School was kinda annoying with how it would punish you for being anywhere outside of normal. Even if it was positive.
swore I was cheating somehow because if she couldn’t do it, a kid couldn’t either
because kids don’t read books like that.
School was kinda annoying with how it would punish you for being anywhere outside of normal. Even if it was positive.
This 100x. I taught myself how to read before going to first grade. The reward was being isolated in an empty classroom for a lot of first grade when others were learning to spell. Well there was one other kid, but she didn’t speak. She had been taught by her extremely strict parents to read before school. They had like 7 children and were horribly strict. This girl starter crying once when she got what’s equivalent to an A-, afraid she was going be yelled at at home.
There was a special class for anyone below average. But dear me, if you were above average no you weren’t, because that’s just rude.
Doing any work I was given faster than other didn’t result in getting more challenging work. It just resulted in getting more of the same boring shit I’d already shown I know very well.
I could’ve been one of those kids who go to college at 14, but nooooo. I just learned to avoid work and hide my skills
Remember title of mental math book?
My first grade teacher criticized me for not cutting straight enough on some time waster paper piecing project we were doing. Sorry for not having perfect motor control, I’m 6??
Damn does your family still remind you of it 30 years later and are you me?
6? You were a year behind already! ;)
Where’s that behind? In the US 5 year olds go to kindergarten, and 6 year olds to 1st grade. Sorry if some joke is wooshing me lol
I was just yanking the other guy’s chain.
Depends on the birthday cutoff. My daughter will be a 6yo kindergartner for most of it because she’ll be five for the first few months of the school year
The problem is psychopaths are driven to leadership and they’re not actually good at anything.
Basically their ego tells them that they’re pareto people when they’re really not and society can’t tell the difference. Mostly they just steal labor. And they’re too stupid and insecure to identify and empower the most efficient people.
Wtf does that have to do with the post
That was my question but I thought I was just being high.
All teachers are psychopaths. Get with the program
Common forms of “society doesn’t understand or value the people who actually get shit done”.
You just described MAGA.
Just reminded me what Pareto Principle was and now I have business school PTSD. Thanks.
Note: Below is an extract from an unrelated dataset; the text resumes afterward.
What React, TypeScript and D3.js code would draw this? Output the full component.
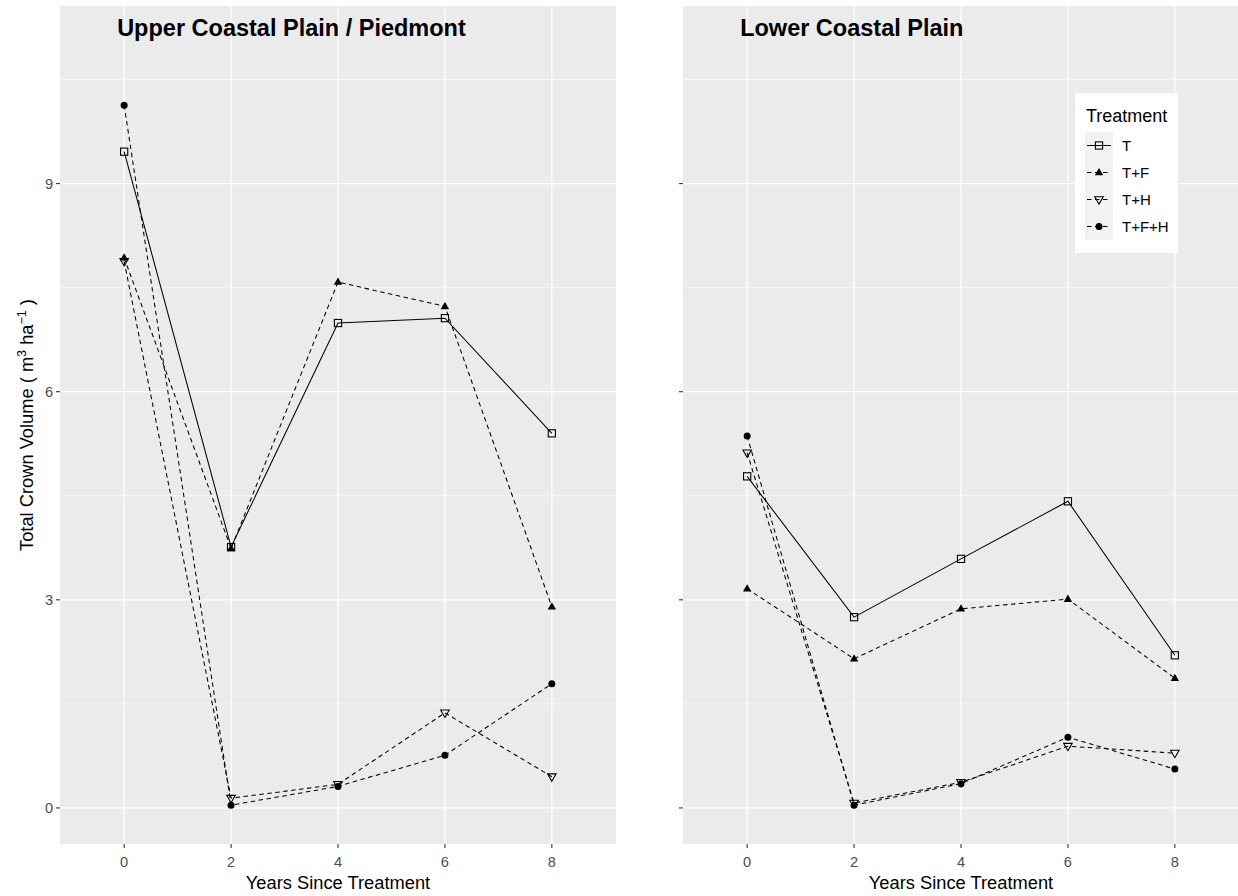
import React from "react";
import * as d3 from "d3";

const years = [0, 2, 4, 6, 8];
const treatments = ["T", "T+F", "T+H", "T+F+H"];
const yTicks = [0, 3, 6, 9];
const yMinor = [1.5, 4.5, 7.5, 10.5];

const upperT = [9.46, 3.76, 6.99, 7.06, 5.4];
const upperTF = [7.93, 3.74, 7.58, 7.23, 2.9];
const upperTH = [7.88, 0.14, 0.34, 1.37, 0.45];
const upperTFH = [10.13, 0.04, 0.31, 0.76, 1.79];

const lowerT = [4.78, 2.75, 3.59, 4.42, 2.2];
const lowerTF = [3.16, 2.15, 2.87, 3.01, 1.87];
const lowerTH = [5.12, 0.07, 0.37, 0.89, 0.79];
const lowerTFH = [5.36, 0.04, 0.35, 1.02, 0.56];

const panels = [
  { title: "Upper Coastal Plain / Piedmont", series: [upperT, upperTF, upperTH, upperTFH], left: 60, showLabels: true, legend: false },
  { title: "Lower Coastal Plain", series: [lowerT, lowerTF, lowerTH, lowerTFH], left: 683, showLabels: false, legend: true },
];

const PW = 556;
const TOP = 6;
const BOTTOM = 844;
const FONT = "'Liberation Sans', Arial, sans-serif";

const dashFor = (i: number) => (i === 0 ? undefined : "4.5,3.5");

function Marker({ i, x, y }: { i: number; x: number; y: number }) {
  if (i === 0) {
    return <rect x={x - 3.6} y={y - 3.6} width={7.2} height={7.2} fill="none" stroke="#000" strokeWidth={1.1} />;
  }
  if (i === 1) {
    const s = 8.4;
    const h = s * 0.866;
    return <path d={`M${x},${y - h * 0.62}L${x + s / 2},${y + h * 0.38}L${x - s / 2},${y + h * 0.38}Z`} fill="#000" />;
  }
  if (i === 2) {
    const s = 8.6;
    const h = s * 0.866;
    return <path d={`M${x},${y + h * 0.62}L${x + s / 2},${y - h * 0.38}L${x - s / 2},${y - h * 0.38}Z`} fill="none" stroke="#000" strokeWidth={1.05} />;
  }
  return <circle cx={x} cy={y} r={3.5} fill="#000" />;
}

function Panel({ p }: { p: (typeof panels)[number] }) {
  const x = d3.scalePoint<number>().domain(years).range([p.left, p.left + PW]).padding(0.6);
  const y = d3.scaleLinear().domain([-0.52, 11.56]).range([BOTTOM, TOP]);
  const line = d3
    .line<number>()
    .x((_, j) => x(years[j]) as number)
    .y((d) => y(d));
  return (
    <g>
      <rect x={p.left} y={TOP} width={PW} height={BOTTOM - TOP} fill="#EBEBEB" />
      {yMinor.map((v) => (
        <line key={"m" + v} x1={p.left} x2={p.left + PW} y1={y(v)} y2={y(v)} stroke="#fff" strokeWidth={0.6} />
      ))}
      {yTicks.map((v) => (
        <line key={"M" + v} x1={p.left} x2={p.left + PW} y1={y(v)} y2={y(v)} stroke="#fff" strokeWidth={1.2} />
      ))}
      {years.map((v) => (
        <line key={"v" + v} x1={x(v)} x2={x(v)} y1={TOP} y2={BOTTOM} stroke="#fff" strokeWidth={1.2} />
      ))}
      {/* y axis ticks */}
      {yTicks.map((v) => (
        <g key={"yt" + v}>
          <line x1={p.left - 4} x2={p.left} y1={y(v)} y2={y(v)} stroke="#333" strokeWidth={1.1} />
          {p.showLabels && (
            <text x={p.left - 7} y={y(v)} dy="0.36em" textAnchor="end" fontFamily={FONT} fontSize={14.6} fill="#4D4D4D">
              {v}
            </text>
          )}
        </g>
      ))}
      {/* x axis ticks */}
      {years.map((v) => (
        <g key={"xt" + v}>
          <line x1={x(v)} x2={x(v)} y1={BOTTOM} y2={BOTTOM + 4} stroke="#333" strokeWidth={1.1} />
          <text x={x(v)} y={867} textAnchor="middle" fontFamily={FONT} fontSize={14.6} fill="#4D4D4D">
            {v}
          </text>
        </g>
      ))}
      <text x={p.left + PW / 2} y={889} textAnchor="middle" fontFamily={FONT} fontSize={18.3} fill="#000">
        Years Since Treatment
      </text>
      {/* lines */}
      {p.series.map((s, i) => (
        <path key={"l" + i} d={line(s) as string} fill="none" stroke="#000" strokeWidth={1.05} strokeDasharray={dashFor(i)} />
      ))}
      {/* points */}
      {p.series.map((s, i) => (
        <g key={"p" + i}>
          {s.map((v, j) => (
            <Marker key={j} i={i} x={x(years[j]) as number} y={y(v)} />
          ))}
        </g>
      ))}
      <text x={(x(0) as number) - 7} y={36} fontFamily={FONT} fontWeight="bold" fontSize={23.5} fill="#000">
        {p.title}
      </text>
    </g>
  );
}

function Legend() {
  const bx = 1075;
  const by = 93;
  const keyX = 1085;
  const keyTop = 132;
  const keyH = 27;
  return (
    <g>
      <rect x={bx} y={by} width={103} height={160} fill="#fff" />
      <text x={1086} y={122} fontFamily={FONT} fontSize={18} fill="#000">
        Treatment
      </text>
      {treatments.map((t, i) => {
        const cy = keyTop + i * keyH + keyH / 2;
        return (
          <g key={t}>
            <rect x={keyX} y={keyTop + i * keyH} width={28} height={keyH} fill="#F2F2F2" />
            <line x1={keyX + 2} x2={keyX + 26} y1={cy} y2={cy} stroke="#000" strokeWidth={1.05} strokeDasharray={dashFor(i)} />
            <Marker i={i} x={keyX + 14} y={cy} />
            <text x={1122} y={cy} dy="0.36em" fontFamily={FONT} fontSize={15} fill="#000">
              {t}
            </text>
          </g>
        );
      })}
    </g>
  );
}

export default function App() {
  return (
    <svg width={1238} height={896} style={{ position: "absolute", left: 0, top: 0, background: "#fff" }}>
      <rect x={0} y={0} width={1238} height={896} fill="#fff" />
      {panels.map((p) => (
        <Panel key={p.title} p={p} />
      ))}
      <Legend />
      <text transform={`translate(33,425) rotate(-90)`} textAnchor="middle" fontFamily={FONT} fontSize={18.3} fill="#000">
        <tspan>Total Crown Volume ( m</tspan>
        <tspan dy={-7} fontSize={12.5}>3</tspan>
        <tspan dy={7}> ha</tspan>
        <tspan dy={-7} fontSize={12.5}>−1</tspan>
        <tspan dy={7}> )</tspan>
      </text>
    </svg>
  );
}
It actually might be a fundamental principal of the universe like the Fibunnacci sequence. It shows up everywhere, there’s a great old vsauce episode on it.
Sure. Still doesn’t resolve the PTSD from BS management classes though lol.
Yea and these people will not shut the fuck up, either.
I suppose it could be a criticism of the quality of the work: i.e. you finish it quickly but it’s half-arsed because you were too lazy to take the time to do it properly.
I had a teacher who said the same bullshit. But she also fucking sucked at her job. She taught typing and computer literacy but did not actually know how to use a computer and just hated every student that knew more than her.
I see you also had Mrs. Anz for computer class.
I got the same insult as a child. I just thought “ah she’s stupid” and moved on and never thought about it until I saw this post
A task is always only so big that the weakest child can do it. That’s often not enough to learn something thoroughly.
When I was a kid, I noticed that I was consistently finishing My work early, so I asked the teacher for the next lesson’s work. I wanted to speed through the entire year’s coursework and finish early so I could have an extended summer.
Teacher said no, but I got My wish in the end. I got to skip an entire year of school. Didn’t get any more summer, though.
When I was a child, I was told that Communism failed because it gave no incentive for people to work hard and better themselves and their society. After all, if everyone is paid the same and has a guaranteed job, why worker harder than than anyone else? As an adult, I learned the same thing applies to workers in capitalist societies. In most companies, there is little reason to do more than the bare minimum needed to keep from getting fired. Promotions never happen as companies prefer to hire externally. Real raises and bonuses don’t happen; you have to move companies to get a real raise. And of course, workers don’t get any direct reward for working more. The owners just pocket all the profits and tell you to work harder.
I turns out both American Capitalism and Soviet Communism wasted colossal amounts of human potential.
Meanwhile Australian communists created an agricultural system so efficient that their daily work only took a few hours, and they could spend most of the day sitting around and talking. Early Europeans remarked on how little the Aboriginal people worked and called their existence “miserable”, but I wish I had as much free time as a precolonial Australian.
This reminds me of that old series “And Now…The Rest of the Story”.
This is Paul Harvey…Good Day!
I know I ain’t doin’ much.
Doing nothing means a lot to me.~ AC/DC Downpayment Blues
Quick ≠ good
Quick ≠ bad
Tell that to your wife
Yeah but if the work were bad, she probably would’ve included that in the criticism, because it’s a way better criticism
People often frame themselves the hero
People often argue using bad assumptions.
Man… Sort working with my kiddo on this particular root issue. Getting to the answer is great. Do it fast for sure. But learning the skill of sustained effort is an important skill to develop. We’re using piano as our entry point. He’ll be able to get the piece down in about 45 to 60 minutes. So we’re working on developing creative expression in a piece, improv that allows for techniques learned in the piece, and then just introducing the next piece. I’m looking forward to him creatively engaging the same piece for an extended period of time.
“Gifted” education has come a long way since I was a kid. We know acceleration isn’t the only or even best tool for kids. And many gifted kids come with different executive functions so rote repetition feels like torture. Employing a depth of knowledge schema and circling back to previously learned concepts coupled with individual expression has been great! That and developing emotional tools for self regulation have been the primary efforts for the last few years. It’s been getting a lot better!
Always did my homework on Friday night. Another girl on the bus would start her homework two periods before school ended and also finished on the bus ride home.
I did that, but on the ride to school.